India, China should cast off shadow of history, move forward: Dai
BEIJING India and China have been friends for 99.9 per cent of the time in over 2,000 years of exchanges between them, Beijing’s chief negotiator in boundary talks Dai Bingguo says, underlining that the two sides should “cast off” the shadow of the 1962 war and build a bright future together.

“In over 2,000 years of exchanges between China and India, we have been friends for 99.9 per cent of the time, while unpleasant experience took up only 0.1 per cent,” 71-year-old Dai, who has had the longest engagement with India during the 15 rounds of border talks, said in an interview, his first ever to the Indian media.

Dai, who is set to retire in March next year, negotiated with four top Indian officials, Brajesh Mishra, JN Dixit, MK Narayanan and present National Security Adviser Shivshankar Menon, on the border issue and normalisation of relations.

“More and more people of vision in India believe that our two countries should cast off the shadow of history in a forward-looking spirit, and the past should guide rather than hinder our endeavour to build a bright future together. I fully agree with this view,” he said.

“Nothing is impossible to a willing mind. As long as we are devoted to staying friends forever, never treat each other as enemy, pursue long-term peace and friendly co-existence and vigorously promote win-win cooperation, we will be capable of creating miracles to the benefit of our peoples and the entire mankind,” he said.

China, Dai said, is fully committed to pursuing peaceful development and developing friendly and cooperative relations with India.

In the interview, Dai gave  answers, covering progress made in the boundary negotiations, China’s all-weather ties with Pakistan and his assessment of India’s foreign policy.

On the India-China border issue for which he has been China’s Special Representative for all the 15 rounds held so far, Dai said since the start of the boundary talks in 1979, China and India have worked “relentlessly to push forward the negotiations and achieved some positive results.” “The boundary question, an issue left over from history, is highly complicated. An early settlement will serve the fundamental interests of the two countries and peoples.

“I believe that in seeking the settlement, we should always bear in mind the overall interest of the bilateral relations, act in the spirit of peace, friendship, equal-footed consultation, mutual respect and mutual accommodation, and work to narrow differences and expand common ground,” Dai said.

“If we work in this way, we will find a fair, reasonable and mutually acceptable settlement. I hope that the Special Representatives from both sides will keep up the good work and finish the negotiation,” he said.
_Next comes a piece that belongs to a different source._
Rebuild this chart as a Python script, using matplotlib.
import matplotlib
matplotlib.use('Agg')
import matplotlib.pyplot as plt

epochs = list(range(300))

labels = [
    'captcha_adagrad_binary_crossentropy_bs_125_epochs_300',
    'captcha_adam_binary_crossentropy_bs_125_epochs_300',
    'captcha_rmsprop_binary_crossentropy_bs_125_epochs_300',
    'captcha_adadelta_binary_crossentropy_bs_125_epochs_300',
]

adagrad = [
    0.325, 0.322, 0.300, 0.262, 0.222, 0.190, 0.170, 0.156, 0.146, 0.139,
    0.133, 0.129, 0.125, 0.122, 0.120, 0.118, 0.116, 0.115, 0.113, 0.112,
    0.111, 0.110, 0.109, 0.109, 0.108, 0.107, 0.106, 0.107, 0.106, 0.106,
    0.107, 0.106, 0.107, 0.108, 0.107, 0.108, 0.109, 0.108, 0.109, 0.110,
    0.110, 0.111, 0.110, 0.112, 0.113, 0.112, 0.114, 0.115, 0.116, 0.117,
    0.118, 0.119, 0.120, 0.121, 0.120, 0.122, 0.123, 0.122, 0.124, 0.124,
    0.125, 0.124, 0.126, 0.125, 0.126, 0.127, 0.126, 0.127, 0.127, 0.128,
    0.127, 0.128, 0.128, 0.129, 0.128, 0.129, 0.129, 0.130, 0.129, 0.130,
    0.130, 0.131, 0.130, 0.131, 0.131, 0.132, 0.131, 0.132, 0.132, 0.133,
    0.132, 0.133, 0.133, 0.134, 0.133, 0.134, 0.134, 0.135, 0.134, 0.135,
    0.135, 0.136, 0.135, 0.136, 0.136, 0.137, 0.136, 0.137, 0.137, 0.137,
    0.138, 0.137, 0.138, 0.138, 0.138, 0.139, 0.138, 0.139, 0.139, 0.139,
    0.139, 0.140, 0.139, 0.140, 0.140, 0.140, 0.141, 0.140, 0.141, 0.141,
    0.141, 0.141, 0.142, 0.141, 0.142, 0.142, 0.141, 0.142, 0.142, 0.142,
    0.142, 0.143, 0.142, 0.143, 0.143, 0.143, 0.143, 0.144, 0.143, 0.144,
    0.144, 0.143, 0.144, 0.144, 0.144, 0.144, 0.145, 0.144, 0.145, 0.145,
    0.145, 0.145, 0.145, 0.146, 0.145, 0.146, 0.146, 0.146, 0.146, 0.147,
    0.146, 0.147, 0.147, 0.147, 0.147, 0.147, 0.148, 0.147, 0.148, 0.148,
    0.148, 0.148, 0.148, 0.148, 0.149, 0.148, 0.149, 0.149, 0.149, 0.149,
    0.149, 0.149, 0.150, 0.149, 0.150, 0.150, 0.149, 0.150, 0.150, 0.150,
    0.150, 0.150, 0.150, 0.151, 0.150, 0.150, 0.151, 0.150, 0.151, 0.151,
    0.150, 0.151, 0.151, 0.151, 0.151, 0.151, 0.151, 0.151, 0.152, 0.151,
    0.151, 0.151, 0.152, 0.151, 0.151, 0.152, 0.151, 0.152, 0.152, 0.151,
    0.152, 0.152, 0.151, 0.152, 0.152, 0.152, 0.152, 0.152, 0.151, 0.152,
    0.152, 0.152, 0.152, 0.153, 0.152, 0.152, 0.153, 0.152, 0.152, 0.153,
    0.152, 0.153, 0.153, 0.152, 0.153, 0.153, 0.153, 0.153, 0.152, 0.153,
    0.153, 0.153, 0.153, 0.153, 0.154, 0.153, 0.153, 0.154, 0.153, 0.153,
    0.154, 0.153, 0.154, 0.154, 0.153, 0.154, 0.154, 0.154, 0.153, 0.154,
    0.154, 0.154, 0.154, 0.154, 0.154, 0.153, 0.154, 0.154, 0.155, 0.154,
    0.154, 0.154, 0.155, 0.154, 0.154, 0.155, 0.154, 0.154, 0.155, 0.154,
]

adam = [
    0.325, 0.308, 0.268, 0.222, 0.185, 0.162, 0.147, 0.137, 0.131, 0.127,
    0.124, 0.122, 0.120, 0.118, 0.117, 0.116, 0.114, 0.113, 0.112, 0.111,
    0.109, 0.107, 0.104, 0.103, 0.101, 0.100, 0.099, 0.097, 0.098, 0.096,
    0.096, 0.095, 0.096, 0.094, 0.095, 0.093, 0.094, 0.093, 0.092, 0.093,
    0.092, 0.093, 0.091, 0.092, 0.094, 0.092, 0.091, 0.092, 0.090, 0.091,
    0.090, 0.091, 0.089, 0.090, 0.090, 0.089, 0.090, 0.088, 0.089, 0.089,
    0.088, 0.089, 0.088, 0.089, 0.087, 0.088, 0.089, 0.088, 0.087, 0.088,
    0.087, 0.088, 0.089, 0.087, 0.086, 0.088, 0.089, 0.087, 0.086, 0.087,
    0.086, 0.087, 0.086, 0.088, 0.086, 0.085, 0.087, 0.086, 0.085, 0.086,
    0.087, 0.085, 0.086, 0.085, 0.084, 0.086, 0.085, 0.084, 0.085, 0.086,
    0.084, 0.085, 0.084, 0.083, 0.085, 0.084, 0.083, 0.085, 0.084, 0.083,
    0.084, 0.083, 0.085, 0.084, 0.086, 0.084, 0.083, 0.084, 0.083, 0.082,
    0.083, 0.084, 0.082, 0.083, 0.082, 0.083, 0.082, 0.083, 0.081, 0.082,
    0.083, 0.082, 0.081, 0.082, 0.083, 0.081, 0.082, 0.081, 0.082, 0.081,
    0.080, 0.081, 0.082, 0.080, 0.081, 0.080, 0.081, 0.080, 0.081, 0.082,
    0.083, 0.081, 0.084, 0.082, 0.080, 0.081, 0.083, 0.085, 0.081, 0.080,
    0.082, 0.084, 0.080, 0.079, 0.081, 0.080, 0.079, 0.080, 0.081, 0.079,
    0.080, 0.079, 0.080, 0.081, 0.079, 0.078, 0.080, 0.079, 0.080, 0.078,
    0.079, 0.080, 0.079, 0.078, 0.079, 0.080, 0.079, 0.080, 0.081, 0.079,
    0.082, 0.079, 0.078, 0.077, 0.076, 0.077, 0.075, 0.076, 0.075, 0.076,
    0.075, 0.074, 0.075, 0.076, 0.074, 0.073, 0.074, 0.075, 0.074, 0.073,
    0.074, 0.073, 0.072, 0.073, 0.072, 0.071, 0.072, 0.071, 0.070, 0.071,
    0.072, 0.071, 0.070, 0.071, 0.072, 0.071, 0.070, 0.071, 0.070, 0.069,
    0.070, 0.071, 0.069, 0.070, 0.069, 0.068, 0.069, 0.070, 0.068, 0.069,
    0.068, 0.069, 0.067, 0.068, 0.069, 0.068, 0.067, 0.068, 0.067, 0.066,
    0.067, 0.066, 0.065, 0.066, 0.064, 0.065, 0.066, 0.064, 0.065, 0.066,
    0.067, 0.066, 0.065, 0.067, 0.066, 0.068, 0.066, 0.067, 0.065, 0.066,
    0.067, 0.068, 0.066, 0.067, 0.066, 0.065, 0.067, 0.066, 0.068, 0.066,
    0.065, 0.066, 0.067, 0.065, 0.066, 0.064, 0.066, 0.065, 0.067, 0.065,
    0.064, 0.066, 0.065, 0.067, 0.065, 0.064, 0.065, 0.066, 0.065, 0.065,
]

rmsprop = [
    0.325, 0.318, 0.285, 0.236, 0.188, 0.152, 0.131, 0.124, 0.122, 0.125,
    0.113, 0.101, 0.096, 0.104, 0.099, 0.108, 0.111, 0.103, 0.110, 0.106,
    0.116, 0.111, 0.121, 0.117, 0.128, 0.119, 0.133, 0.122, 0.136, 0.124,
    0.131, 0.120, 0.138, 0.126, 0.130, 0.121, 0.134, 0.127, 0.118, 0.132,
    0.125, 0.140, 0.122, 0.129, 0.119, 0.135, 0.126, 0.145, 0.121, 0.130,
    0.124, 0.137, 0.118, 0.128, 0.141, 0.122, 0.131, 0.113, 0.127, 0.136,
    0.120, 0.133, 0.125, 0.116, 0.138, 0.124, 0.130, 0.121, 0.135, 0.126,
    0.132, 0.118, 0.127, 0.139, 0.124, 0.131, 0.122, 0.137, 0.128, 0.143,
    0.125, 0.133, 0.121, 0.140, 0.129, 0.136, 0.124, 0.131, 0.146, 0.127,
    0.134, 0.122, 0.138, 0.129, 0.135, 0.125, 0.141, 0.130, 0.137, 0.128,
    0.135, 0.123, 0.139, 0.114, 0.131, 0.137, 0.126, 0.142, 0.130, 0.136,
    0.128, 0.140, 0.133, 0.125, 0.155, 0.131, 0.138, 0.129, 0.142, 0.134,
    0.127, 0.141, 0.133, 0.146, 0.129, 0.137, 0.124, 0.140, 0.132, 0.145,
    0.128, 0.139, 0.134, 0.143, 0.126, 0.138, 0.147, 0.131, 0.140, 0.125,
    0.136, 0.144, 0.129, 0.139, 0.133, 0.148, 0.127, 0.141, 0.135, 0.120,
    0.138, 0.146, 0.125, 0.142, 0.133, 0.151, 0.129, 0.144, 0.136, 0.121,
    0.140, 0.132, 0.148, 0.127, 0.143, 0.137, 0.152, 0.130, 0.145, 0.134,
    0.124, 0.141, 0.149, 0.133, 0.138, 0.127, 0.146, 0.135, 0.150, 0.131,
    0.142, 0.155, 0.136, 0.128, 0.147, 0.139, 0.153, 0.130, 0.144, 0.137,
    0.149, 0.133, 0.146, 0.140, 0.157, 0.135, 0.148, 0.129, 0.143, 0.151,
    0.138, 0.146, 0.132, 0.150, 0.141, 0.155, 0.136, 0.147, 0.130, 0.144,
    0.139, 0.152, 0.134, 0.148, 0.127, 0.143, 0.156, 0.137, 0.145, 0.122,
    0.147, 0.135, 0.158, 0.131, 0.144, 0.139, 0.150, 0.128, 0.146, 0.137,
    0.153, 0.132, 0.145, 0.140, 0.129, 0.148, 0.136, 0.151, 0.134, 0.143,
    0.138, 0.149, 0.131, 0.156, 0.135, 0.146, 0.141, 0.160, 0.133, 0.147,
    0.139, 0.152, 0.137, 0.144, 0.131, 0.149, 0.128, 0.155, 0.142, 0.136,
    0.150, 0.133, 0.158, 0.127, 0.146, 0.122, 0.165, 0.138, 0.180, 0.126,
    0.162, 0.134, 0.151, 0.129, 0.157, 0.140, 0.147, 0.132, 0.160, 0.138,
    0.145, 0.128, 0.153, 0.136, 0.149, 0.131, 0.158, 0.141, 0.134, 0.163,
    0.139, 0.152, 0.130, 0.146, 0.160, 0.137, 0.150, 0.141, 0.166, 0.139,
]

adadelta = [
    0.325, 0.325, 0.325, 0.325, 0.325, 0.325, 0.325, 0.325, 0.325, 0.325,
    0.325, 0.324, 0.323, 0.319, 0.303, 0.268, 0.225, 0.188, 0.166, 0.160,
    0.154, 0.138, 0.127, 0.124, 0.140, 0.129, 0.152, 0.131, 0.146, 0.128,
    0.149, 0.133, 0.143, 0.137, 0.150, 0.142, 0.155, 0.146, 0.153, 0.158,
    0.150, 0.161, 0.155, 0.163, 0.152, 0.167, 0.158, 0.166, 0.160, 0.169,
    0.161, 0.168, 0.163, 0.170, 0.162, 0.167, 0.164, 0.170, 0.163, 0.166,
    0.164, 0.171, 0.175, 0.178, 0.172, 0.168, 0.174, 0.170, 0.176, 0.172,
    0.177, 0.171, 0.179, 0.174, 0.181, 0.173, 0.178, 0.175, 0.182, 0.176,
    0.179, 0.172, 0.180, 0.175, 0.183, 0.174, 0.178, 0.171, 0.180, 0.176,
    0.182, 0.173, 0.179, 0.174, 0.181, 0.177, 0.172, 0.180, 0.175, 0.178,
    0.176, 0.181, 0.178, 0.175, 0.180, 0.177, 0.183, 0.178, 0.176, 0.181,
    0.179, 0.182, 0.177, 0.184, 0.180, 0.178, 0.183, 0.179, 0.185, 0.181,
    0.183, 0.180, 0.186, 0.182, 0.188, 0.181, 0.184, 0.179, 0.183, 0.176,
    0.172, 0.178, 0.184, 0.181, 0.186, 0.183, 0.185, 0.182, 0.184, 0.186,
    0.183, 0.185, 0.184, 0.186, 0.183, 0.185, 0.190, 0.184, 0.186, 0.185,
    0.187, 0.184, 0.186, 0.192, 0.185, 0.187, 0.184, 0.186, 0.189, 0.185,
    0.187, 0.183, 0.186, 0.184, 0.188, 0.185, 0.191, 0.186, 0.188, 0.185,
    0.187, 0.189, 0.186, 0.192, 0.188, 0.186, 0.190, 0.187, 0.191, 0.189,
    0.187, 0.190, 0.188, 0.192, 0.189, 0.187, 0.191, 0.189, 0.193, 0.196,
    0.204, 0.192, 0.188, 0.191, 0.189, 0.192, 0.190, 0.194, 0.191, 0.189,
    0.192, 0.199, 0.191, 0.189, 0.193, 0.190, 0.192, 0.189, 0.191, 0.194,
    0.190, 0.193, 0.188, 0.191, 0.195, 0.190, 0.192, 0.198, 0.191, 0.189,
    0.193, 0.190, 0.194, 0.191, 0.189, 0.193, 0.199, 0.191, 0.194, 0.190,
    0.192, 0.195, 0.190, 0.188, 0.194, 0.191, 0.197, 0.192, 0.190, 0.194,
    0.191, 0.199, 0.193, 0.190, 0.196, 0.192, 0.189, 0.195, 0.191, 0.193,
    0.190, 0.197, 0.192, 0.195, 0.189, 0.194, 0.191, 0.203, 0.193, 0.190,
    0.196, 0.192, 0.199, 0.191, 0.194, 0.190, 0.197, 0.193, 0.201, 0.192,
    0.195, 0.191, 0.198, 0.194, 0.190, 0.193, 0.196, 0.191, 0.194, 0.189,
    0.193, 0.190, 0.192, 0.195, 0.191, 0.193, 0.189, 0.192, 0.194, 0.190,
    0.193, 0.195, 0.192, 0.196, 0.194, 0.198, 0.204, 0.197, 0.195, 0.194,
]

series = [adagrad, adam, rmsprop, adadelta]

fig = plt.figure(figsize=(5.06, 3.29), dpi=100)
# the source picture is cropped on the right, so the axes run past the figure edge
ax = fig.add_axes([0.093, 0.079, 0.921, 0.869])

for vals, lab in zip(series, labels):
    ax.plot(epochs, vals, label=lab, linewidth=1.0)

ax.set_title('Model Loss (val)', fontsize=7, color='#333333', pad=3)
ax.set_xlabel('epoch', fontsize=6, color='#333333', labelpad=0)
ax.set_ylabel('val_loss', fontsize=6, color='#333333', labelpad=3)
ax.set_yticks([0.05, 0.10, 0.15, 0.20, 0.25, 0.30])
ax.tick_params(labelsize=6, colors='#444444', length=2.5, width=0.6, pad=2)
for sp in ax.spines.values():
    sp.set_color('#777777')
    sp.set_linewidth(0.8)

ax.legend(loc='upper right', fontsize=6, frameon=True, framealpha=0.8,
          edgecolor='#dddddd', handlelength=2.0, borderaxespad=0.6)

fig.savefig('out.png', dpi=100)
Outlining the progress, he said in “we took an innovative step and set up the Special Representatives’ meeting mechanism” in 2003.
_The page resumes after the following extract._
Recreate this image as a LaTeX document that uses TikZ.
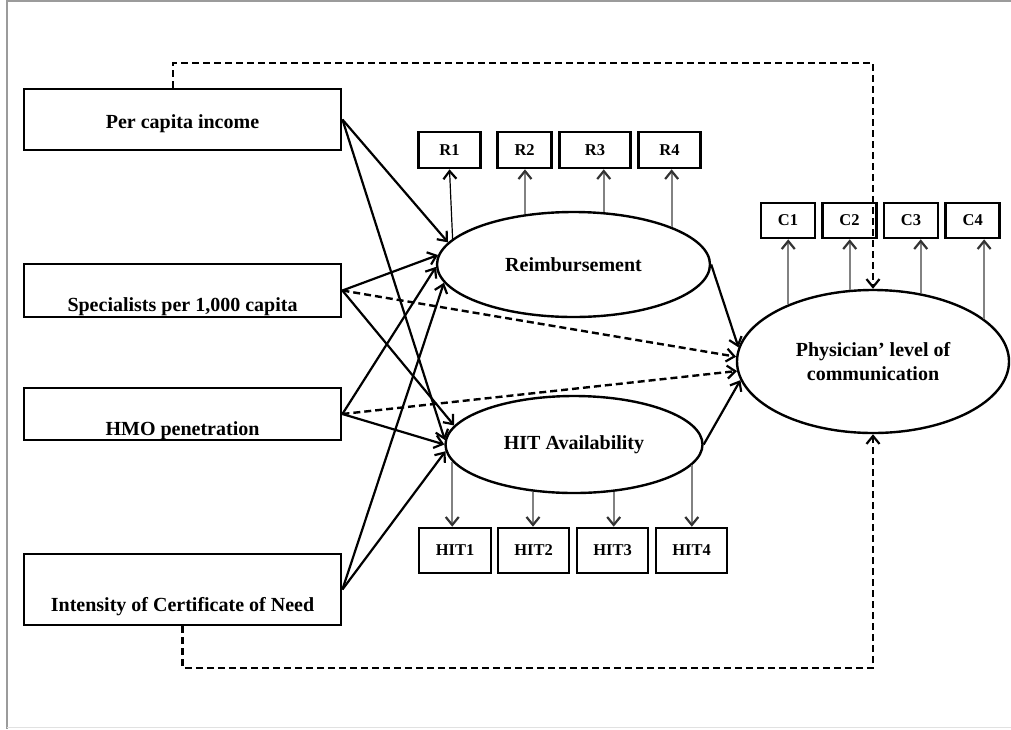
\documentclass[tikz,border=0pt]{standalone}
\usepackage{fontspec}
\setmainfont{Liberation Serif}
\usetikzlibrary{arrows.meta, positioning, calc, shapes}
\definecolor{framegray}{RGB}{155,155,155}
\definecolor{lightframe}{RGB}{225,225,225}
\definecolor{loadgray}{RGB}{130,130,130}

\begin{document}
\begin{tikzpicture}[x=1pt, y=-1pt,
  bigbox/.style={draw, line width=2.8pt, minimum width=317pt, inner sep=0pt,
    font=\fontsize{20}{24}\selectfont\bfseries},
  smallbox/.style={draw, line width=2.6pt, inner sep=0pt,
    font=\fontsize{16.5}{19}\selectfont\bfseries},
  latent/.style={draw, ellipse, line width=2.4pt, inner sep=0pt, align=center,
    font=\fontsize{20}{24}\selectfont\bfseries},
  effect/.style={line width=2.2pt, -{Straight Barb[length=8pt,width=13pt,line width=2.2pt]}},
  direct/.style={effect, line width=2.4pt, dash pattern=on 7pt off 4pt},
  loading/.style={line width=2pt, draw=loadgray,
    -{Straight Barb[length=8pt,width=13pt,line width=2.2pt,color=black!80]}}]
  \useasboundingbox (0,0) rectangle (1011,729);
  % frame
  \draw[framegray, line width=2.5pt] (7,1) -- (1011,1);
  \draw[framegray, line width=2.5pt] (7,0) -- (7,729);
  \draw[lightframe, line width=1pt] (7,727) -- (1011,727);
  % exogenous predictors
  \node[bigbox, text height=39pt, text depth=22pt] (inc) at (182.5,119.5) {Per capita income};
  \node[bigbox, text height=47pt, text depth=6pt] (spec) at (182.5,290.5) {Specialists per 1,000 capita};
  \node[bigbox, text height=47pt, text depth=5pt] (hmo) at (182.5,414) {HMO penetration};
  \node[bigbox, text height=57pt, text depth=14pt] (cert) at (182.5,589.5) {Intensity of Certificate of Need};
  % latent constructs
  \node[latent, minimum width=273pt, minimum height=105pt] (reimb) at (573.5,264.5) {Reimbursement};
  \node[latent, minimum width=257pt, minimum height=97pt] (hitav) at (574,444.5) {HIT Availability};
  \node[latent, minimum width=272pt, minimum height=143pt] (comm) at (873,361.5) {Physician' level of\\communication};
  % indicators
  \foreach \i/\cx/\w in {1/449.5/62, 2/524.6/54, 3/595/71, 4/669.5/62} {
    \node[smallbox, minimum width=\w pt, minimum height=36pt] (r\i) at (\cx,150) {R\i};
  }
  \foreach \i/\cx in {1/788, 2/849.5, 3/911, 4/972.7} {
    \node[smallbox, minimum width=54pt, minimum height=35pt] (c\i) at (\cx,220.5) {C\i};
  }
  \foreach \i/\cx/\w in {1/455/72, 2/533.5/71, 3/612.5/71, 4/691.5/71} {
    \node[smallbox, minimum width=\w pt, minimum height=45pt] (h\i) at (\cx,550.5) {HIT\i};
  }
  % loadings
  \draw[line width=1.2pt, -{Straight Barb[length=8pt,width=13pt,line width=2.2pt]}] (reimb.168) -- (r1.south);
  \foreach \i/\a in {2/134.6, 3/60.1, 4/21.4} {
    \draw[loading] (reimb.\a) -- (reimb.\a |- r\i.south);
  }
  \foreach \i/\a in {1/146.2, 2/108.1, 3/55.6, 4/21.4} {
    \draw[loading] (comm.\a) -- (comm.\a |- c\i.south);
  }
  \foreach \i/\a in {1/188.7, 2/229.1, 3/310.2, 4/350.8} {
    \draw[loading] (hitav.\a) -- (hitav.\a |- h\i.north);
  }
  % paths to the mediators
  \foreach \src/\a in {inc/170.6, spec/176.9, hmo/181.4, cert/188.2} {
    \draw[effect] (\src.east) -- (reimb.\a);
  }
  \foreach \src/\a in {inc/178, spec/171.8, hmo/180.7, cert/183.3} {
    \draw[effect] (\src.east) -- (hitav.\a);
  }
  \draw[effect] (reimb.east) -- (comm.174.4);
  \draw[effect] (hitav.east) -- (comm.188.5);
  % direct effects
  \draw[direct] (spec.east) -- (comm.178.5);
  \draw[direct] (hmo.east) -- (comm.184.8);
  \coordinate (topturn) at (873,63);
  \coordinate (botturn) at (873,668);
  \draw[direct] ($(inc.north)+(-9.5,0)$) |- (comm.north |- topturn) -- (comm.north);
  \draw[direct] (cert.south) |- (comm.south |- botturn) -- (comm.south);
\end{tikzpicture}
\end{document}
Outlining his thoughts for future Chinese negotiators on India, Dai said India cannot be “wooed or ordered” around by anyone as it pursued an independent foreign policy.
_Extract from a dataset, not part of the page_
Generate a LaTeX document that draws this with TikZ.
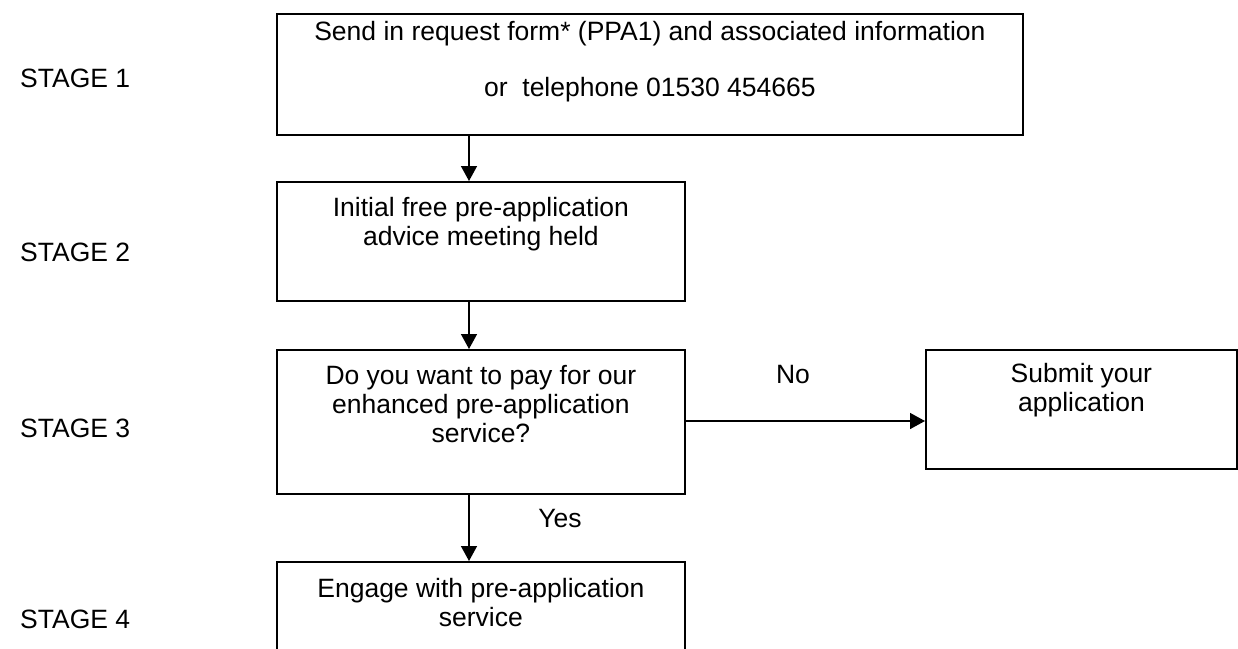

“In my view, India is a country of strategic independence. It will not be wooed or ordered about by anyone else. Being a forerunner of the Non-Aligned Movement and a large emerging country with growing international influence, India will stick to its traditional independent foreign policy and contribute to the peace and development of the region and beyond,” he said, answering a question on China’s apprehensions about US courting India to be a close ally.